“Don’t be ashamed of your story, it will inspire others. I’m not afraid of my truth anymore, its made mewho I am, and who Ichoose to be…..”
Those long phone conversations.
As some of you know I have a pretty ‘tight’ bond with Ava’s parents. I dont like to say adoptive, because well those are her parents.
She is aware that she grew in my tummy. Yet she also knows that she has a mom and a dad that has loved the moment they knew about me, knew about her.
I had a long talk with Karin last night. A hour and seven minutes to be exact.
I needed to hear her voice, I needed her blessing. I needed her blessing about well this blog, me in the works of my screen tee project, me wanting to help others. Me well finally facing the bad and making it good.
Thing is Karin and Steve have always stood behind me, they have loved me, well they are there if I ever needed them.
Its been a few years since I got to hold or see Ava.
Thing is I needed it. I needed it to realize it was time to take this ‘poker face’ off.
I needed it to start my healing journey, to slowly come to terms and find peace within.
Not too long ago I was asked “Do you regret it”
No I don’t. I don’t because I knew I wasnt ready. I knew that I couldn’t be a mom. I couldn’t give her the love she really deserved from me. I couldn’t have given her the life she needed, or even put clothes on her back.
I did it because I love her so much, I was willing to give up a piece of my heart and have if left broken for the rest of my life.
Well, I wanted her to know what life is, I wanted her to know that the world is her playground. I wanted her to know that when you truly love someone you will do whatever you can in your power to do the right and selfless act for them, not for you, yet them.

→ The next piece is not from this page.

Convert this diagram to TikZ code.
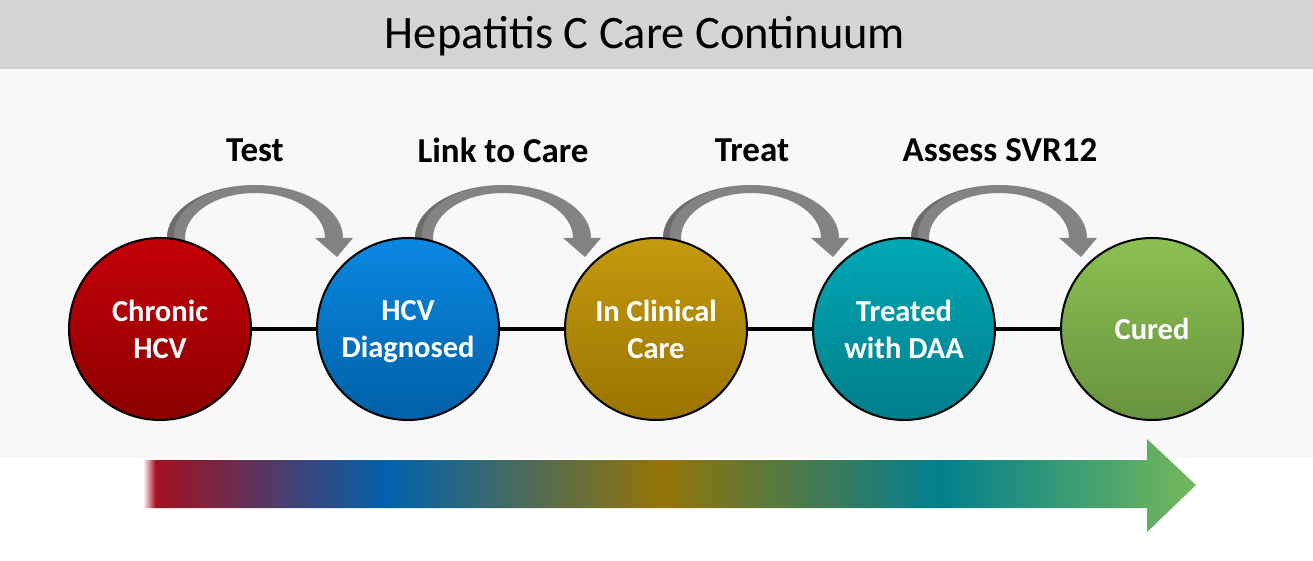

I know over time she will know of this love I speak of.
My favorite question I love getting is, ‘why did you take the easy way out”
I didn’t. If you think I did as some do, I hurt for you. I hurt for you because you think so little of me. I hurt for you because you’re vain to the pain I have felt, I deal with on a daily basis. I hurt for you because you carry a beautiful life within you and see your body create such a beautiful little soul and do what I did.
I look at this way, if it was so easy then why can’t most people do.
I have realized that I intimidate people. I intimidate them because I’m ready to speak up, I’m ready to accept, I’m ready to grow. It’s my time. It’s my time to break free , to stop being so broken, to stop living in pain. It’s my time to tell my truth
I want to heal for me, not because people are telling to ‘get over it’ or ‘move on’
I’m doing this for me.
That’s really all you need it for, it you. You deserve it, I deserve it, we all do.
whoever you are, whatever your story is. I love you, I support you. I embrace you.